Note: The CA Performance Agent works differently from the CA NSM Performance Agent, so the metrics available for collection on Linux can be different, depending on which agent you use.
The CA Performance Agent or the SystemEDGE agent must be installed on any server from which you want to collect the base system metrics, unless you are already using CA NSM performance agents or SystemEDGE agents. If CA NSM performance agents or SystemEDGE agents are present, then the CA Performance Agent is not required. If necessary, you can install the SystemEDGE agent using the product user interface. All performance metrics are stored in the Performance DB.
- How is overall utilization calculated? Overall utilization is an aggregate calculation of all the metrics that are currently being collected for servers managed by CA Server Automation. The calculation is based on the value of the metrics and the user-defined thresholds that define the parameters for normal operation. Any new metric that you select for collection is not used in the overall utilization calculation unless you select Include for Overall Calculation in the Policy, Metrics, Thresholds section of the user interface. When you do this, CA Server Automation does not provide false results when evaluating the state of the servers.

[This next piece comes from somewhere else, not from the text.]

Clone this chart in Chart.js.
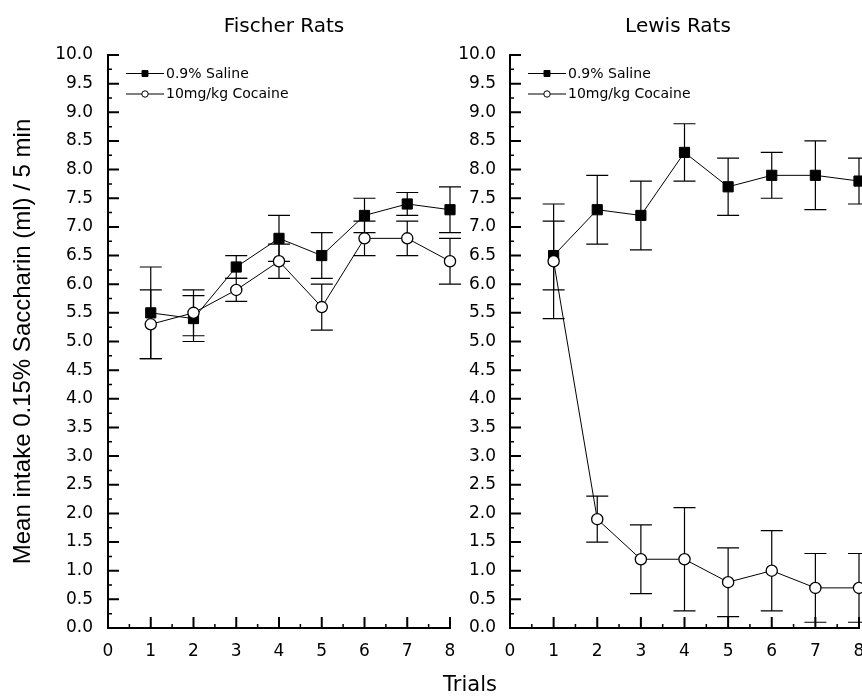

- How is overall utilization impacted by metric evaluations? The metric details provided in the tables help you understand how CA Server Automation evaluates the different metrics. Each metric has a method property set to either exact or complement. A higher exact value is a worse scenario than a lower exact value because it indicates an increase in overall utilization. A higher complement value is a positive scenario because it indicates a decrease in overall utilization. Generally, a high exact value negatively impacts overall utilization and a low exact value positively affects overall utilization. By contrast, a high complement value positively impacts overall utilization, and a low complement value negatively affects overall utilization. For example, if the value of Memory: Percentage Committed Bytes In Use increases, overall utilization of the system increases. If the value of Memory: Available MB increases, overall utilization decreases.

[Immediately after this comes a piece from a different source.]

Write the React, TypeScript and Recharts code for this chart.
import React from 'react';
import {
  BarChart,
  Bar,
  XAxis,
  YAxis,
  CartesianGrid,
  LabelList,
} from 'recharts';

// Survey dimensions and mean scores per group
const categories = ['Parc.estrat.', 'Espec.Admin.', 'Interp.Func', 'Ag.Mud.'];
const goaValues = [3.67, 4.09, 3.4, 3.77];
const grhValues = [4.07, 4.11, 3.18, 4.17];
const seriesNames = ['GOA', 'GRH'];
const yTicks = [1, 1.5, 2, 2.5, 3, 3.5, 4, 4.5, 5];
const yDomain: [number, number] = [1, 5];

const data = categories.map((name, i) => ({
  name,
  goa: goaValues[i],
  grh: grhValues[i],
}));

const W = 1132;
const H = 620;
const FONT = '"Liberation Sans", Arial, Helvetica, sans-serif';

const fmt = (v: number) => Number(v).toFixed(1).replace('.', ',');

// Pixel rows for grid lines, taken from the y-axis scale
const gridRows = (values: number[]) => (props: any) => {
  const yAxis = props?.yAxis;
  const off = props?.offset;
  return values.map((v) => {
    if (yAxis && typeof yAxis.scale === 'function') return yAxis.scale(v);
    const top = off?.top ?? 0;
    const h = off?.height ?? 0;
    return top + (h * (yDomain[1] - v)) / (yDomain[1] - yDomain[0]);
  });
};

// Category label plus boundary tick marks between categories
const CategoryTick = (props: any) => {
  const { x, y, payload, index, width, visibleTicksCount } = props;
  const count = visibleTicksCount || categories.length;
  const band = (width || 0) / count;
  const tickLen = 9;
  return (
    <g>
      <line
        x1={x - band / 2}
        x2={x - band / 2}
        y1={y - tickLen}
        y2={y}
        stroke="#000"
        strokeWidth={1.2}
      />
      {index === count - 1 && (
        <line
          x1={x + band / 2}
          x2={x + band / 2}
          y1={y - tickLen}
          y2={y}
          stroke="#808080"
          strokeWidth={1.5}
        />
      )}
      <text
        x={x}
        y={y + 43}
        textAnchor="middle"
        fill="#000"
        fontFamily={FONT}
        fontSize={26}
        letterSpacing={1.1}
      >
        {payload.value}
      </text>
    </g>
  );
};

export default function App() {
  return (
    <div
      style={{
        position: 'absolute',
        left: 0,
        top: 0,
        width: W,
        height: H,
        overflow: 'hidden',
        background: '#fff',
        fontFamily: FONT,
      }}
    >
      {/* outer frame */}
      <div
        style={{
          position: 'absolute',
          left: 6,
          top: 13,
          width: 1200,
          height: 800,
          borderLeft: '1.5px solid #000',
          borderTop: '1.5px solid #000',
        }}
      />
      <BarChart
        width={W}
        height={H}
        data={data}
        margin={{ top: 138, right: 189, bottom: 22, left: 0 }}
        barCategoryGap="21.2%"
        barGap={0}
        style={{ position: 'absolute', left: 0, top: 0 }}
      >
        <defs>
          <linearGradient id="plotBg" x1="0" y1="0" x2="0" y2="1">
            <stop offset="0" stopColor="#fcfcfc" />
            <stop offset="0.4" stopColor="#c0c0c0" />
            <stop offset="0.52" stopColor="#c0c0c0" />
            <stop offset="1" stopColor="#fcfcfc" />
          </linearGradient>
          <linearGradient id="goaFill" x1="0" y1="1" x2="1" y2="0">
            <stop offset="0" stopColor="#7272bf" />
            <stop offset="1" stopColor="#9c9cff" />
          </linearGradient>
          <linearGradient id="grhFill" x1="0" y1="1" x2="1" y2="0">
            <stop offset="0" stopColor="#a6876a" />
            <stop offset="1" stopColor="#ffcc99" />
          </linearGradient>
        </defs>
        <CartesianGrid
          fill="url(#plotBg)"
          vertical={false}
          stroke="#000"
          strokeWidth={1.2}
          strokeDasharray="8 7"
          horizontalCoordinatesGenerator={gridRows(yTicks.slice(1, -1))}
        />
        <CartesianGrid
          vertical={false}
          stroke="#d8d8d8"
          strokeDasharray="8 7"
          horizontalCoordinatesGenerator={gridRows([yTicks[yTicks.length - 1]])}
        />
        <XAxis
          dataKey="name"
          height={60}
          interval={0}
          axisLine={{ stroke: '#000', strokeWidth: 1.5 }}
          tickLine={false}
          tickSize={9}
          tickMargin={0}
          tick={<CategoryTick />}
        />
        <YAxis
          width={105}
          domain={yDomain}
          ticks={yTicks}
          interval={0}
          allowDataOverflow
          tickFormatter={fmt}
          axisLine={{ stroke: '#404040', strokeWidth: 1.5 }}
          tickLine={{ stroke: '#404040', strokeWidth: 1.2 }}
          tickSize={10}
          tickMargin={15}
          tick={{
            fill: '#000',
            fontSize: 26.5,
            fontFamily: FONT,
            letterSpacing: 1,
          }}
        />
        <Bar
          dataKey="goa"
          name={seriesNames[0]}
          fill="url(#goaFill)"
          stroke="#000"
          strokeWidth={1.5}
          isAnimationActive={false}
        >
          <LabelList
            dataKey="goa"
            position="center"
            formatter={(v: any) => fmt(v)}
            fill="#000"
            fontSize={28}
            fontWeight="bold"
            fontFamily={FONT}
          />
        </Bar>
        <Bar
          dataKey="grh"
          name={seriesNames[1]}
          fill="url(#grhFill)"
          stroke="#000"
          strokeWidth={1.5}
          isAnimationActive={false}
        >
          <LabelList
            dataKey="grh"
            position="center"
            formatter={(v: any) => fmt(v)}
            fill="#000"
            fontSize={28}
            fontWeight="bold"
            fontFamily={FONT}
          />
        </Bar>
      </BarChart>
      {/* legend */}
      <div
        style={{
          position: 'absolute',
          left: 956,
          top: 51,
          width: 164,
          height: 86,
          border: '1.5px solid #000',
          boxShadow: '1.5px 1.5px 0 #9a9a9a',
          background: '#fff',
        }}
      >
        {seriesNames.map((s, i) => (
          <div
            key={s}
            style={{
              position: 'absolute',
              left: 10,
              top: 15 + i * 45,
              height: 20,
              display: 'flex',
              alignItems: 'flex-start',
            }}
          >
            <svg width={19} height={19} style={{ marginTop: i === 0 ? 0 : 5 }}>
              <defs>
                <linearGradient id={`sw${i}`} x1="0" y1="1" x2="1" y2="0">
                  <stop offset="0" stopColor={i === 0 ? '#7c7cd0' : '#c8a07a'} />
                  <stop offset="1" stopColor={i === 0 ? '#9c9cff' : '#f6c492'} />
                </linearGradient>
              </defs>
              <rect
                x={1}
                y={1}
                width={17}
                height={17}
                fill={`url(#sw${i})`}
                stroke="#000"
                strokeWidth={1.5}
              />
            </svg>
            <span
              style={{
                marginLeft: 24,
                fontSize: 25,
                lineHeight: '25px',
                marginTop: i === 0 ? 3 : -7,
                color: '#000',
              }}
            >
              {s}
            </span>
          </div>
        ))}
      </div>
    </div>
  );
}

- What are the default metrics? The default metric definitions are located in the metric list in the Filter section for all supported platforms. You can find the default metrics indicator on the metric list with the value Yes in the Default column. CA Server Automation uses this list to obtain the metric definitions when you add a new server. You can configure platforms, types, subtypes, instances, and the type of data to collect in the Filter section. The metric filter and definitions for each server are stored in the Performance DB.

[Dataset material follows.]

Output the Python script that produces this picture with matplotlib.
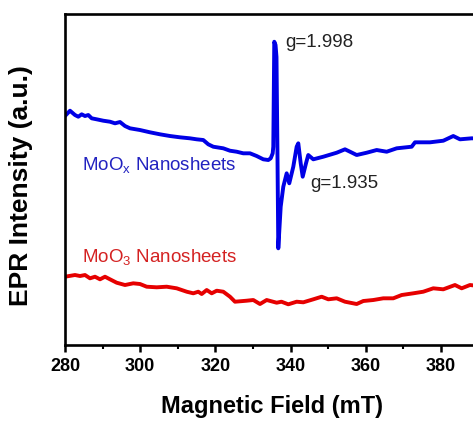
import matplotlib
matplotlib.use("Agg")
import matplotlib.pyplot as plt

plt.rcParams['font.family'] = ['Liberation Sans', 'DejaVu Sans']
plt.rcParams['mathtext.fontset'] = 'custom'
plt.rcParams['mathtext.rm'] = 'Liberation Sans'

# EPR spectrum of MoOx nanosheets (field in mT, intensity in a.u.)
field_moox = [280.0, 281.33, 282.66, 283.54, 284.44, 285.32, 286.20, 287.10, 288.43, 290.19,
              291.97, 293.30, 294.63, 295.96, 297.29, 299.95, 302.61, 305.27, 307.93, 310.59,
              313.24, 315.03, 316.78, 318.11, 319.44, 322.10, 323.88, 325.66, 327.42, 329.20,
              330.98, 332.74, 334.07, 334.71, 335.24, 335.40, 335.66, 336.0, 336.25, 336.5,
              336.73, 337.37, 338.06, 338.96, 339.65, 340.72, 341.62, 342.05, 342.69, 343.22,
              344.10, 344.70, 346.04, 348.70, 352.26, 354.47, 355.80, 357.58, 360.24, 362.90,
              365.56, 368.22, 372.21, 373.09, 377.08, 380.61, 383.27, 385.05, 388.16, 390.0]
int_moox = [229.0, 234.3, 230.0, 228.3, 230.7, 229.0, 230.0, 226.7, 225.7, 224.3,
            223.3, 221.7, 223.0, 219.0, 216.7, 215.0, 212.7, 210.7, 209.0, 207.7,
            206.7, 205.7, 205.0, 200.7, 198.3, 196.7, 194.3, 193.3, 191.7, 191.7,
            189.0, 185.7, 185.0, 186.7, 191.7, 198.3, 303.3, 300.0, 288.0, 195.0,
            96.7, 138.3, 158.3, 171.7, 161.7, 178.3, 198.3, 201.7, 181.7, 168.3,
            181.7, 190.0, 185.7, 188.3, 192.3, 195.7, 193.3, 190.0, 192.3, 195.0,
            193.3, 196.7, 198.3, 202.7, 202.7, 204.3, 209.0, 205.7, 206.7, 206.5]

# EPR spectrum of MoO3 nanosheets
field_moo3 = [280.0, 282.66, 283.99, 285.32, 286.65, 287.98, 289.31, 290.64, 291.97, 293.75,
              295.96, 298.16, 299.95, 301.73, 304.39, 307.05, 309.71, 312.37, 314.12, 315.45,
              316.36, 317.69, 319.02, 320.35, 322.10, 323.88, 325.21, 328.32, 330.08, 331.86,
              333.64, 336.30, 337.57, 339.39, 341.62, 343.38, 346.04, 348.27, 350.03, 352.26,
              354.47, 357.58, 359.34, 362.00, 364.65, 367.31, 369.55, 372.63, 375.29, 377.95,
              380.61, 383.72, 385.50, 387.71, 390.0]
int_moo3 = [68.3, 70.0, 69.0, 70.0, 66.7, 68.3, 65.7, 68.3, 65.7, 62.3,
            60.0, 61.7, 61.0, 58.3, 57.7, 58.3, 56.7, 53.3, 51.7, 53.3,
            51.0, 55.0, 51.7, 54.3, 53.3, 48.3, 43.3, 44.3, 45.0, 41.0,
            45.0, 42.3, 43.3, 40.7, 43.3, 42.7, 45.7, 48.3, 45.7, 46.7,
            43.3, 41.0, 44.0, 45.0, 46.7, 46.7, 50.0, 51.7, 53.3, 56.7,
            55.7, 60.0, 56.7, 60.0, 59.0]

x_ticks = [280, 300, 320, 340, 360, 380]
x_minor = [290, 310, 330, 350, 370, 390]

fig = plt.figure(figsize=(4.73, 4.21), dpi=100)
ax = fig.add_axes([0.1374, 0.1805, 0.8744, 0.7862])

ax.plot(field_moox, int_moox, color='#0000e6', lw=2.8, solid_joinstyle='round')
ax.plot(field_moo3, int_moo3, color='#e60000', lw=2.8, solid_joinstyle='round')

ax.set_xlim(280, 390)
ax.set_ylim(0, 331)
ax.set_xticks(x_ticks)
ax.set_xticklabels([str(t) for t in x_ticks], fontweight='bold', fontsize=13)
ax.set_xticks(x_minor, minor=True)
ax.set_yticks([])
ax.tick_params(axis='x', which='major', direction='out', length=5, width=1.8, pad=4)
ax.tick_params(axis='x', which='minor', direction='out', length=3, width=1.5)
for s in ax.spines.values():
    s.set_linewidth(1.9)

ax.set_xlabel('Magnetic Field (mT)', fontsize=17, fontweight='bold', labelpad=15)
ax.set_ylabel('EPR Intensity (a.u.)', fontsize=19, fontweight='bold')
ax.yaxis.set_label_coords(-0.077, 0.483)

ax.text(338.5, 303, 'g=1.998', fontsize=13.5, color='#222222', va='center', ha='left')
ax.text(345.1, 162, 'g=1.935', fontsize=13.5, color='#222222', va='center', ha='left')
ax.text(284.4, 180, r'MoO$\mathregular{_x}$ Nanosheets', fontsize=13.5, color='#2222c0',
        va='center', ha='left')
ax.text(284.4, 88, r'MoO$\mathregular{_3}$ Nanosheets', fontsize=13.5, color='#d42222',
        va='center', ha='left')

fig.savefig('out.png', dpi=100)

- Is performance data currently available for my systems? By default, if data cannot be collected, CA Server Automation does not negatively affect server state because lack of data does not reflect server criticality. By reviewing the Events list or selecting a specific system, you can determine whether metric data is being collected. However, if a more immediate means of determining this is needed, or if performance data is critical, CA Server Automation can be configured to change the state of a system automatically to Warning or Critical if performance data cannot be collected. To enable easy identification of systems where performance data is not available, modify the caaipconf.cfg file located in the CA Server Automation install_path\conf directory. Open the file with a text editor and locate the health state property as follows:
<property name="CONFIG_KEY_DEFAULT_HEALTH_STATE">
<!-- Valid values: 0 (Unknown); 5 (OK); 10 (Warning); 15 (Minor Failure); 20 (Major Failure); 25 (CriticalFailure) -->
<!-- Changes the value of HealthState for the CA_CollectionState object associated to the CA_ComputerSystem -->
<!-- If set to 30, CE will not set the HealthState. -->
<value>5</value>
<displayName>Default node health state when problem encountered in metric or data collection</displayName>
</property
By modifying the value surrounded by the value XML elements to one of the other supported values such as 5 or 10, for OK or Warning respectively, CA Server Automation reflects the desired state when performance data cannot be collected. For example:
<property name="CONFIG_KEY_DEFAULT_HEALTH_STATE">
<!-- Valid values: 0 (Unknown); 5 (OK); 10 (Warning); 15 (Minor Failure); 20 (Major Failure); 25 (CriticalFailure) -->
<!-- Changes the value of HealthState for the CA_CollectionState object associated to the CA_ComputerSystem -->
<!-- If set to 30, CE will not set the HealthState. -->
<value>10</value>
<displayName>Default node health state when problem encountered in metric or data collection</displayName>
</property
Because <value> was changed to "10", systems that do not have performance data available are displayed in a warning state in the CA Server Automation user interface.
Note: For a list of performance metrics and descriptions, see the Reference Guide.